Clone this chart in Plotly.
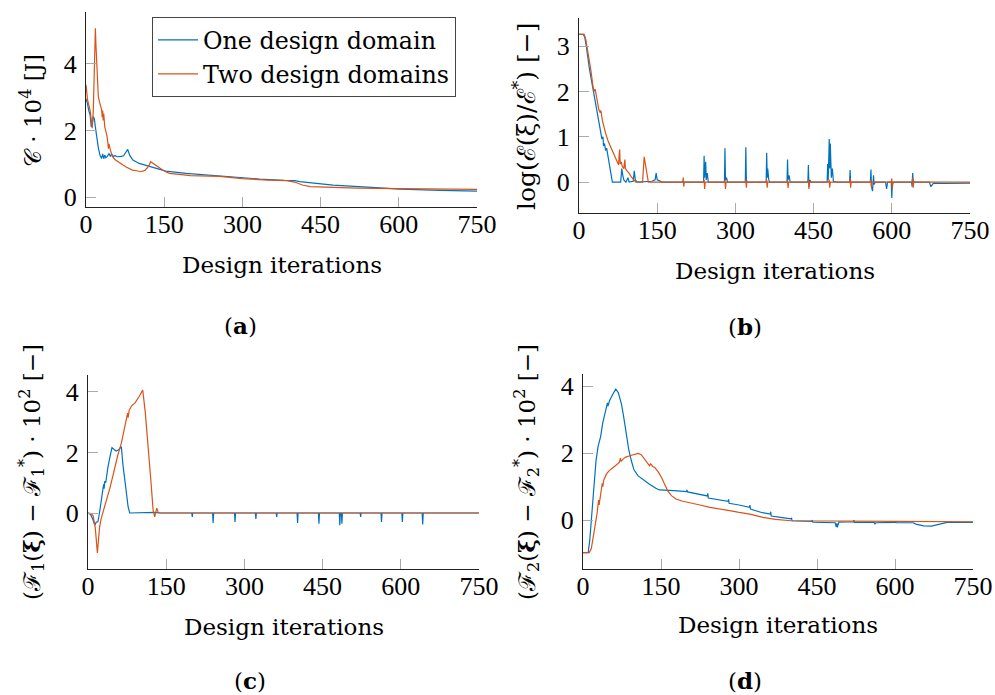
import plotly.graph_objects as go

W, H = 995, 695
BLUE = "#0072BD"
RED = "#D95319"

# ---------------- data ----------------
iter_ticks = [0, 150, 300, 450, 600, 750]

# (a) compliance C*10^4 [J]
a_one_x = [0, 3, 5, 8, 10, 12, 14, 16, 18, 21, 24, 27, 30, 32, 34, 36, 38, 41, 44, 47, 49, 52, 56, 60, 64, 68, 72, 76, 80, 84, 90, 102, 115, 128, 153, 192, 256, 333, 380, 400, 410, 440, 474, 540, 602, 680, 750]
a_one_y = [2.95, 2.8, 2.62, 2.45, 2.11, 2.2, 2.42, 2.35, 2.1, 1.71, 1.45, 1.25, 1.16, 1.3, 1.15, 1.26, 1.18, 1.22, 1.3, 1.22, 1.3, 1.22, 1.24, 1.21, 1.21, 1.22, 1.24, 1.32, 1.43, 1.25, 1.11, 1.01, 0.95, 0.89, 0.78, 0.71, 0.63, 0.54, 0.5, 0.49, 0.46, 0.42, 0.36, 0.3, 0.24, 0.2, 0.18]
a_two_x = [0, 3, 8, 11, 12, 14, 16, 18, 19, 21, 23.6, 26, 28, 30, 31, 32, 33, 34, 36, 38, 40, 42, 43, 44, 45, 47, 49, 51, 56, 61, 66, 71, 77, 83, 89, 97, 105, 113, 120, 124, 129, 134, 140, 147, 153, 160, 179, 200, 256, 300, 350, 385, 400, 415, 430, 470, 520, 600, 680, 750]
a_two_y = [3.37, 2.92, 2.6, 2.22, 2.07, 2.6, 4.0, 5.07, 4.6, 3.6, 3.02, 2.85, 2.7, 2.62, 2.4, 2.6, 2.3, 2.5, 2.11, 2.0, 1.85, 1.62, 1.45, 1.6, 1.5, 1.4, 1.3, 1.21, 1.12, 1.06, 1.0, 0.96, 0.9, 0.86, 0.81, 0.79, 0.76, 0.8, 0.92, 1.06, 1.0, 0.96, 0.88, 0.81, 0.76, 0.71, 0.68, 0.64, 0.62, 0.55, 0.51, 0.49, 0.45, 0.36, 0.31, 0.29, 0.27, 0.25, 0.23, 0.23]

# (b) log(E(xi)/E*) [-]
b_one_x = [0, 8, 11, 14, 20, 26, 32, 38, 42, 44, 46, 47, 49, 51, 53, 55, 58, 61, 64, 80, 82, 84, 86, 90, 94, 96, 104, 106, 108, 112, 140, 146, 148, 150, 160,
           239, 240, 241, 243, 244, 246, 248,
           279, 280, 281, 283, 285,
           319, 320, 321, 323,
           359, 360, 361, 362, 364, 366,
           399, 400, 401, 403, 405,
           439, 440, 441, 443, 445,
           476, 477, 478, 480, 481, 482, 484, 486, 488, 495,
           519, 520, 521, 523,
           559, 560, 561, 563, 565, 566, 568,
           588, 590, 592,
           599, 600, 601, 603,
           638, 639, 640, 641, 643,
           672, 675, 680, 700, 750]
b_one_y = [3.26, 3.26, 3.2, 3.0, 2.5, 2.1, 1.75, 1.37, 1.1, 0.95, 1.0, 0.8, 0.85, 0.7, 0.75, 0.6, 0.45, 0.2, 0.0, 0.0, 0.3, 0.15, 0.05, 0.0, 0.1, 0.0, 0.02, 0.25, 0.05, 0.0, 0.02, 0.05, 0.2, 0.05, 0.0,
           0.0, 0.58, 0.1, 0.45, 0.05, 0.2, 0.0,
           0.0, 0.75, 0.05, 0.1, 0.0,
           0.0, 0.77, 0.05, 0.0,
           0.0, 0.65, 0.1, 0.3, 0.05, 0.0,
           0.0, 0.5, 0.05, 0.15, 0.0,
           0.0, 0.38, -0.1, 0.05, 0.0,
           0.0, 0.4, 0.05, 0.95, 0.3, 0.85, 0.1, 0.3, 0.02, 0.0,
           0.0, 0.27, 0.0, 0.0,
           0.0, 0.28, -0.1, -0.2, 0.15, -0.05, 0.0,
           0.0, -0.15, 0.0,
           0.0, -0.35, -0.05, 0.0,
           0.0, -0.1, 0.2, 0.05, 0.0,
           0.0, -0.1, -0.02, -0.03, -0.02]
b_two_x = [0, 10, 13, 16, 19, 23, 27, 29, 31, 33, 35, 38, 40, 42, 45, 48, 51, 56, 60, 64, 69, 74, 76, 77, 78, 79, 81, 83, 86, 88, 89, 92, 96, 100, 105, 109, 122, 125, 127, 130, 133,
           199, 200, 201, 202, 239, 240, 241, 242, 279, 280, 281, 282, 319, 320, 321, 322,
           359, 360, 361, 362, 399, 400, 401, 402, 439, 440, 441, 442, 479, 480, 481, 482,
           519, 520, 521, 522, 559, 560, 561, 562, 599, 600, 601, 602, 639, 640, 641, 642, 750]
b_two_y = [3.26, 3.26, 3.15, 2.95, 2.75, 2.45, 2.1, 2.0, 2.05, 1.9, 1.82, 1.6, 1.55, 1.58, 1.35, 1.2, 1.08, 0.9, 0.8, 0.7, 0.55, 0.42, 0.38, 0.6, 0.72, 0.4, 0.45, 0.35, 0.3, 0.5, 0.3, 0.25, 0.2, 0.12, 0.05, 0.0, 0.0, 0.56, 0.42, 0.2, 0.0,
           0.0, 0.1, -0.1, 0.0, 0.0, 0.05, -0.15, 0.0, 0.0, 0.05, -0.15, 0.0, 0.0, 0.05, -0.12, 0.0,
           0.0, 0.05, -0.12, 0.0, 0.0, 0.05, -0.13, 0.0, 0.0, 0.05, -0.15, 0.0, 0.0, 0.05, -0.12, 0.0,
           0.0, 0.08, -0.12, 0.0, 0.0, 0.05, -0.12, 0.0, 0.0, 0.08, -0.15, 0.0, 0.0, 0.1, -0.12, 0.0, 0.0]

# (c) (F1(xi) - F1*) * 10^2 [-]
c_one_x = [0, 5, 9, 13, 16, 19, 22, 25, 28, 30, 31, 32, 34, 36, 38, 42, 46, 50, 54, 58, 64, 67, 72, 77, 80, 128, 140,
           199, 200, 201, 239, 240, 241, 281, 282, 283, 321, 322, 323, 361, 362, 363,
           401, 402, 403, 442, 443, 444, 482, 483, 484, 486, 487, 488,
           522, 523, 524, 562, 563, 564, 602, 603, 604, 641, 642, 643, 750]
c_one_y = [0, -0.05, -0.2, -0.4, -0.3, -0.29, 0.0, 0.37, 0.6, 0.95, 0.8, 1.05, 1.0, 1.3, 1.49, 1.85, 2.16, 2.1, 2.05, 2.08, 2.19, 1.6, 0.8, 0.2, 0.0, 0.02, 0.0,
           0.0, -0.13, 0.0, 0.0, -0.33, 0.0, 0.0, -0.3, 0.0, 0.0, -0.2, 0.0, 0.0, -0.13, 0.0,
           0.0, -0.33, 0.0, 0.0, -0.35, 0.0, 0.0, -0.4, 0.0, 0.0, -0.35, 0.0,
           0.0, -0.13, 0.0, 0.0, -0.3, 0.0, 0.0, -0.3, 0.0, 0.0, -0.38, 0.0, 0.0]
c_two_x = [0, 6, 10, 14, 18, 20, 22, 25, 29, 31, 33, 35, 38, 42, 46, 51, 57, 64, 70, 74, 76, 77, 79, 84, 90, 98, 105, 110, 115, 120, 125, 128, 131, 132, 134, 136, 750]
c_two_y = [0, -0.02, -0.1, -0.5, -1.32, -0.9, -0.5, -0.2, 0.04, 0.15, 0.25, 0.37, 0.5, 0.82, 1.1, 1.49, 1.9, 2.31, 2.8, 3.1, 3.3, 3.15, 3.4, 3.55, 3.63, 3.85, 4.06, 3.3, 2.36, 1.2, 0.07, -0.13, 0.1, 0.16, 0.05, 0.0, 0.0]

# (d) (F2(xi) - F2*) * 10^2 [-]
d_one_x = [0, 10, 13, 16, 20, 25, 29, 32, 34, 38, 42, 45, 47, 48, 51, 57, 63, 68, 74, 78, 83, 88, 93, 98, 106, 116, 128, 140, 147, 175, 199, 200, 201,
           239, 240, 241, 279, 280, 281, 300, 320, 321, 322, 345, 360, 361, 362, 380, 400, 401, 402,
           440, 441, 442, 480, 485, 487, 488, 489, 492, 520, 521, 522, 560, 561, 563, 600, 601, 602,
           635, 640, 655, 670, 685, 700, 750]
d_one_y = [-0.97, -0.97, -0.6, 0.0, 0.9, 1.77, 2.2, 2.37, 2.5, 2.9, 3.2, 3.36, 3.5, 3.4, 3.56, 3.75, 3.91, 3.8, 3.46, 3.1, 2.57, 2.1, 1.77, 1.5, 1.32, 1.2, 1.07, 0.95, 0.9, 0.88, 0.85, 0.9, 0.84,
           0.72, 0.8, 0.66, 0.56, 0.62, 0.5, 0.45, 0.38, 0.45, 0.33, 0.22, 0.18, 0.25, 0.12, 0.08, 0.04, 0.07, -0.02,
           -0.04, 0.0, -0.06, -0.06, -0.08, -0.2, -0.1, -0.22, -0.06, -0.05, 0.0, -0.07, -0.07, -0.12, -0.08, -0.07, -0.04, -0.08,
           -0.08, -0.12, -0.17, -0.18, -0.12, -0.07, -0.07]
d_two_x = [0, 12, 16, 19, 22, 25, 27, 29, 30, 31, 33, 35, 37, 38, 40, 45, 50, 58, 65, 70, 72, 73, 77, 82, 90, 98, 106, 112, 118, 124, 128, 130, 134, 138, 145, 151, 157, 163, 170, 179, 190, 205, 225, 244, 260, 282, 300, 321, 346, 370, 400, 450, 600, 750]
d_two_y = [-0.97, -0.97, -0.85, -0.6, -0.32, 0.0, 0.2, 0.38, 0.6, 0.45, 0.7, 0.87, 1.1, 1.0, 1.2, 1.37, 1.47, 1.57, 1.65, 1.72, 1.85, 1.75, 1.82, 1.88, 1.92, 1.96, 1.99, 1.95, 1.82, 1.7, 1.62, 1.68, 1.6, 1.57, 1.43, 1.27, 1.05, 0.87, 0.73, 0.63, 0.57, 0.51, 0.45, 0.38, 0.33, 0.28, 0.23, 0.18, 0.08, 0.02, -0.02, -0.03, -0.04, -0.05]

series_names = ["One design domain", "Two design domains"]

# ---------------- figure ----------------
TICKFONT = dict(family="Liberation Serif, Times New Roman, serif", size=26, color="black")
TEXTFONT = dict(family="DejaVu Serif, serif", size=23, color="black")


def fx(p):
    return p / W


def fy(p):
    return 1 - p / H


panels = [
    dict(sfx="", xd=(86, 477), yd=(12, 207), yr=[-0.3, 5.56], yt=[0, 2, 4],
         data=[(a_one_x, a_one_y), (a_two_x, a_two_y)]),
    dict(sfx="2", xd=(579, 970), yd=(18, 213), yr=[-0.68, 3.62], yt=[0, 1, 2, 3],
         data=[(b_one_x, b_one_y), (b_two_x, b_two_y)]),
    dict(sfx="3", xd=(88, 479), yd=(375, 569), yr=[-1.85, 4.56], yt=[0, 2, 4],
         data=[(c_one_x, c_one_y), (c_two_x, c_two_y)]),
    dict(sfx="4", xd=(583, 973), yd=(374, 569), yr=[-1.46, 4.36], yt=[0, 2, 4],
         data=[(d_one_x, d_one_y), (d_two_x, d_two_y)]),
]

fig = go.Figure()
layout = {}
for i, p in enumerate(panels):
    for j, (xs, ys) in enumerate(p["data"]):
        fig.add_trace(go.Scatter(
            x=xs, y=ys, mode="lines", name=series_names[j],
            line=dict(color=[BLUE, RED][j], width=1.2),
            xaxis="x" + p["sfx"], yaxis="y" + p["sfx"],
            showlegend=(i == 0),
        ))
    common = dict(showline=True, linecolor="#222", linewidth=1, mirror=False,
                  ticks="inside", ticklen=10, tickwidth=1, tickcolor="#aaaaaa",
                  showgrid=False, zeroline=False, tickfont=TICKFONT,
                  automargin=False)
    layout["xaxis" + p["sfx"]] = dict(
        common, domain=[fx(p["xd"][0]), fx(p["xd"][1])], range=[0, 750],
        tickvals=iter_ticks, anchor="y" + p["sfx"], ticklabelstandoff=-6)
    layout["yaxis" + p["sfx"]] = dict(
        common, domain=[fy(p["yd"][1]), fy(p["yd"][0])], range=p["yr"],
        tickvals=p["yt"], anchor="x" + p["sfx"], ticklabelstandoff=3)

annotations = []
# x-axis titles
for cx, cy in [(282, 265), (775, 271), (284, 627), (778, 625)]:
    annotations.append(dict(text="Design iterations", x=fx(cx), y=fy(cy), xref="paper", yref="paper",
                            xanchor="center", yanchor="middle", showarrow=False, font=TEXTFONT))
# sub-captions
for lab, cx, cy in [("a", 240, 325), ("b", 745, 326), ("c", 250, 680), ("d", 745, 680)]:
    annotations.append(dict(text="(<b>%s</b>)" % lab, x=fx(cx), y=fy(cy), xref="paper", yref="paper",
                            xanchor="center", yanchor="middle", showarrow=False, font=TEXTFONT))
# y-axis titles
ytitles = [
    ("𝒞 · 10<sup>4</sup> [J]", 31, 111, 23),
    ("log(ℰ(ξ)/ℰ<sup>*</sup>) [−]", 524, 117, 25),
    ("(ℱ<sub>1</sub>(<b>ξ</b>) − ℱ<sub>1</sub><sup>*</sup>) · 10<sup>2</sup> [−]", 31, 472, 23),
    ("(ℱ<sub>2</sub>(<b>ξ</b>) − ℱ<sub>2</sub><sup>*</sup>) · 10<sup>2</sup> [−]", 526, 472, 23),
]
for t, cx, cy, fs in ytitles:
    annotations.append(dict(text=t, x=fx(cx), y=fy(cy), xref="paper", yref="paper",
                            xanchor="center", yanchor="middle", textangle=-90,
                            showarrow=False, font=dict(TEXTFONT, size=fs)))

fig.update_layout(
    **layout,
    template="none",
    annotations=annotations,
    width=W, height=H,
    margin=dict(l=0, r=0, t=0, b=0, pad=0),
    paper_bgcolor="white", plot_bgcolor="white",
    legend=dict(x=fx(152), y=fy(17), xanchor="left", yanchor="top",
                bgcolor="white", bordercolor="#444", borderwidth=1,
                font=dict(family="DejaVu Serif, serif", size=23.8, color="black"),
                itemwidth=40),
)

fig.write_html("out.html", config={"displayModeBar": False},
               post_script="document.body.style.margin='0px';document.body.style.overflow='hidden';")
━━━━━━━━━━━━━━━━
§ OBJECTIVE: Go from the first line of the listing to the line holding "iter_ticks = [0, 150, 300, 450, 600, 750]" and, please, transcribe those lines exactly, both included, with no pictures.

§ TASK RESPONSE:
Clone this chart in Plotly.
import plotly.graph_objects as go

W, H = 995, 695
BLUE = "#0072BD"
RED = "#D95319"

# ---------------- data ----------------
iter_ticks = [0, 150, 300, 450, 600, 750]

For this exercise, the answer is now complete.